Goal -
Please transcribe the listing below in full and word for word, without its pictures.

######

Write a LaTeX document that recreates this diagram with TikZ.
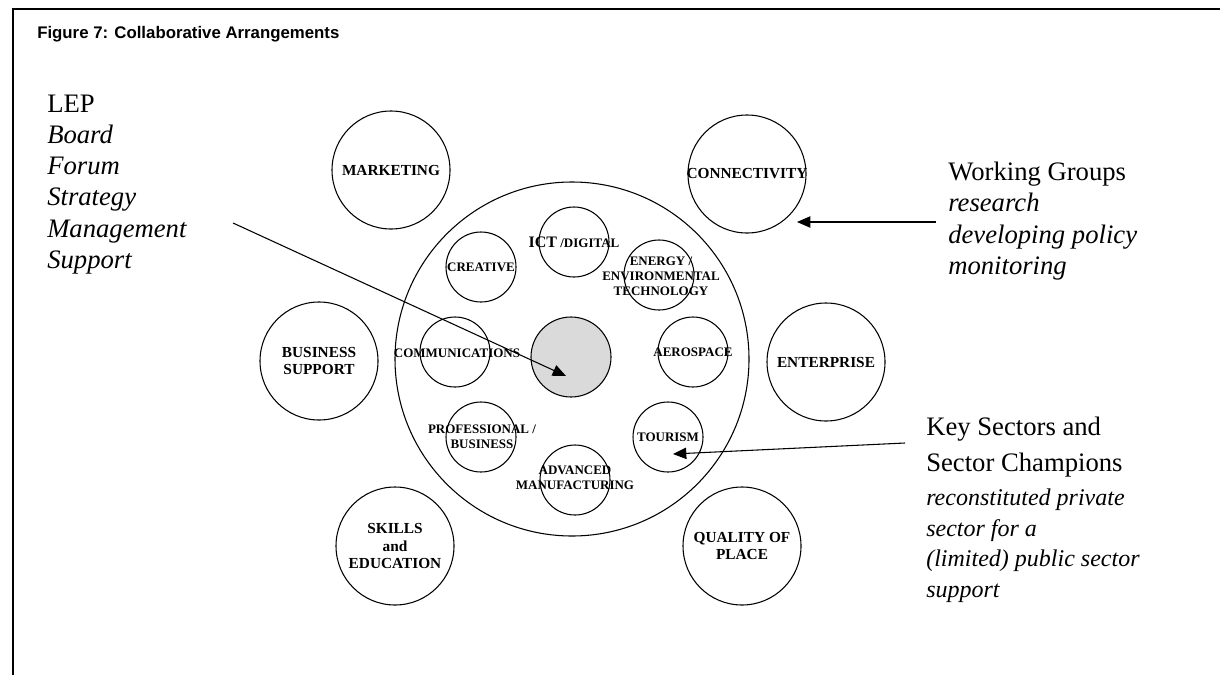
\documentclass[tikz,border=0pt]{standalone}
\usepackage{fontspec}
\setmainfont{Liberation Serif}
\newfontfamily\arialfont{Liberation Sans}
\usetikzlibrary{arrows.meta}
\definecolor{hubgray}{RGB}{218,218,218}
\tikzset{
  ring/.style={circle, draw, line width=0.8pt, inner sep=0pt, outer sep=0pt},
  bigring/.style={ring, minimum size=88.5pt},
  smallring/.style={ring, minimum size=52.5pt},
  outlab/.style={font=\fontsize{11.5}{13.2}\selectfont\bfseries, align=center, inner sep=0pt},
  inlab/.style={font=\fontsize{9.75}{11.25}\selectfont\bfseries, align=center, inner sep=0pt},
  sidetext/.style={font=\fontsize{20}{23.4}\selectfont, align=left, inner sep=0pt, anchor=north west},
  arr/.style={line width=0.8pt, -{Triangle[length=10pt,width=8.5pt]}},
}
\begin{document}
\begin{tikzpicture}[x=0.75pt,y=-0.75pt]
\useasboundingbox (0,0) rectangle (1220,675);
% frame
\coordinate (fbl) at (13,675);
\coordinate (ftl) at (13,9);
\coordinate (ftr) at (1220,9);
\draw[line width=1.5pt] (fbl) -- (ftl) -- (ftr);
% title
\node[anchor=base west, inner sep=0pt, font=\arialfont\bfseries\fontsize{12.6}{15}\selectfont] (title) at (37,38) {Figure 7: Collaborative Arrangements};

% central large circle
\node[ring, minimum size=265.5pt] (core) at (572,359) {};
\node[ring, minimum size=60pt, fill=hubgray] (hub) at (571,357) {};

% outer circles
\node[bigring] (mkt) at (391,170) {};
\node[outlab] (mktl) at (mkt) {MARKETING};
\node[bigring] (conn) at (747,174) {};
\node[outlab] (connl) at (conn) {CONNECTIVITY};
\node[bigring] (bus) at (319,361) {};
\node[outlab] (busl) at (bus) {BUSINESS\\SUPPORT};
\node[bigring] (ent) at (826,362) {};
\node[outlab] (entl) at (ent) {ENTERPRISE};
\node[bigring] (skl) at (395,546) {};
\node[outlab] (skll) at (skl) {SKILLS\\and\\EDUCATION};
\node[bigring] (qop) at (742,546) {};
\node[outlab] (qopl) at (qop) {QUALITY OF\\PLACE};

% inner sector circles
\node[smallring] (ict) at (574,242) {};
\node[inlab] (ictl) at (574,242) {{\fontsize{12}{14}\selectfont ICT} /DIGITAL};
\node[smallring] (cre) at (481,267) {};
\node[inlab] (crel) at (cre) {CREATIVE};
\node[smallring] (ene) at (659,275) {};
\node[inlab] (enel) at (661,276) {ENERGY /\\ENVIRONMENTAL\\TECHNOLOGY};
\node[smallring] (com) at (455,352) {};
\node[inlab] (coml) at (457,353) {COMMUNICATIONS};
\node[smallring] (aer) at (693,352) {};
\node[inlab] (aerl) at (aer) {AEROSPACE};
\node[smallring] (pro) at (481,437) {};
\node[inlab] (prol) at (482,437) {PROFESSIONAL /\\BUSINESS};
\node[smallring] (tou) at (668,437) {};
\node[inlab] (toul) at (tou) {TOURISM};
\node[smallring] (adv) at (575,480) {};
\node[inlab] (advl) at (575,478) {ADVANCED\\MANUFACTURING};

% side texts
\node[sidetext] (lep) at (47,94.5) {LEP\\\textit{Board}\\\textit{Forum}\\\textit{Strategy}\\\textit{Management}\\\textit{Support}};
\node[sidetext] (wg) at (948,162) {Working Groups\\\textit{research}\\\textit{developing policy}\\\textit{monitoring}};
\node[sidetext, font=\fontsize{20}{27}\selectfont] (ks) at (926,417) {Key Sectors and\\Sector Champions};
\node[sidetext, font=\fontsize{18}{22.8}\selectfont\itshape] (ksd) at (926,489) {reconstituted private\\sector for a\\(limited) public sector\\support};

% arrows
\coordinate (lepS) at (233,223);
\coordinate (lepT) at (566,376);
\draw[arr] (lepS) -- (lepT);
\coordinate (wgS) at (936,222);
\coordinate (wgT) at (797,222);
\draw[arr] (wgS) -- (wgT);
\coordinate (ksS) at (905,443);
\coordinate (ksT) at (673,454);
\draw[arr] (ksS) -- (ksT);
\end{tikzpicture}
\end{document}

######

Response below -
Write a LaTeX document that recreates this diagram with TikZ.
\documentclass[tikz,border=0pt]{standalone}
\usepackage{fontspec}
\setmainfont{Liberation Serif}
\newfontfamily\arialfont{Liberation Sans}
\usetikzlibrary{arrows.meta}
\definecolor{hubgray}{RGB}{218,218,218}
\tikzset{
  ring/.style={circle, draw, line width=0.8pt, inner sep=0pt, outer sep=0pt},
  bigring/.style={ring, minimum size=88.5pt},
  smallring/.style={ring, minimum size=52.5pt},
  outlab/.style={font=\fontsize{11.5}{13.2}\selectfont\bfseries, align=center, inner sep=0pt},
  inlab/.style={font=\fontsize{9.75}{11.25}\selectfont\bfseries, align=center, inner sep=0pt},
  sidetext/.style={font=\fontsize{20}{23.4}\selectfont, align=left, inner sep=0pt, anchor=north west},
  arr/.style={line width=0.8pt, -{Triangle[length=10pt,width=8.5pt]}},
}
\begin{document}
\begin{tikzpicture}[x=0.75pt,y=-0.75pt]
\useasboundingbox (0,0) rectangle (1220,675);
% frame
\coordinate (fbl) at (13,675);
\coordinate (ftl) at (13,9);
\coordinate (ftr) at (1220,9);
\draw[line width=1.5pt] (fbl) -- (ftl) -- (ftr);
% title
\node[anchor=base west, inner sep=0pt, font=\arialfont\bfseries\fontsize{12.6}{15}\selectfont] (title) at (37,38) {Figure 7: Collaborative Arrangements};

% central large circle
\node[ring, minimum size=265.5pt] (core) at (572,359) {};
\node[ring, minimum size=60pt, fill=hubgray] (hub) at (571,357) {};

% outer circles
\node[bigring] (mkt) at (391,170) {};
\node[outlab] (mktl) at (mkt) {MARKETING};
\node[bigring] (conn) at (747,174) {};
\node[outlab] (connl) at (conn) {CONNECTIVITY};
\node[bigring] (bus) at (319,361) {};
\node[outlab] (busl) at (bus) {BUSINESS\\SUPPORT};
\node[bigring] (ent) at (826,362) {};
\node[outlab] (entl) at (ent) {ENTERPRISE};
\node[bigring] (skl) at (395,546) {};
\node[outlab] (skll) at (skl) {SKILLS\\and\\EDUCATION};
\node[bigring] (qop) at (742,546) {};
\node[outlab] (qopl) at (qop) {QUALITY OF\\PLACE};

% inner sector circles
\node[smallring] (ict) at (574,242) {};
\node[inlab] (ictl) at (574,242) {{\fontsize{12}{14}\selectfont ICT} /DIGITAL};
\node[smallring] (cre) at (481,267) {};
\node[inlab] (crel) at (cre) {CREATIVE};
\node[smallring] (ene) at (659,275) {};
\node[inlab] (enel) at (661,276) {ENERGY /\\ENVIRONMENTAL\\TECHNOLOGY};
\node[smallring] (com) at (455,352) {};
\node[inlab] (coml) at (457,353) {COMMUNICATIONS};
\node[smallring] (aer) at (693,352) {};
\node[inlab] (aerl) at (aer) {AEROSPACE};
\node[smallring] (pro) at (481,437) {};
\node[inlab] (prol) at (482,437) {PROFESSIONAL /\\BUSINESS};
\node[smallring] (tou) at (668,437) {};
\node[inlab] (toul) at (tou) {TOURISM};
\node[smallring] (adv) at (575,480) {};
\node[inlab] (advl) at (575,478) {ADVANCED\\MANUFACTURING};

% side texts
\node[sidetext] (lep) at (47,94.5) {LEP\\\textit{Board}\\\textit{Forum}\\\textit{Strategy}\\\textit{Management}\\\textit{Support}};
\node[sidetext] (wg) at (948,162) {Working Groups\\\textit{research}\\\textit{developing policy}\\\textit{monitoring}};
\node[sidetext, font=\fontsize{20}{27}\selectfont] (ks) at (926,417) {Key Sectors and\\Sector Champions};
\node[sidetext, font=\fontsize{18}{22.8}\selectfont\itshape] (ksd) at (926,489) {reconstituted private\\sector for a\\(limited) public sector\\support};

% arrows
\coordinate (lepS) at (233,223);
\coordinate (lepT) at (566,376);
\draw[arr] (lepS) -- (lepT);
\coordinate (wgS) at (936,222);
\coordinate (wgT) at (797,222);
\draw[arr] (wgS) -- (wgT);
\coordinate (ksS) at (905,443);
\coordinate (ksT) at (673,454);
\draw[arr] (ksS) -- (ksT);
\end{tikzpicture}
\end{document}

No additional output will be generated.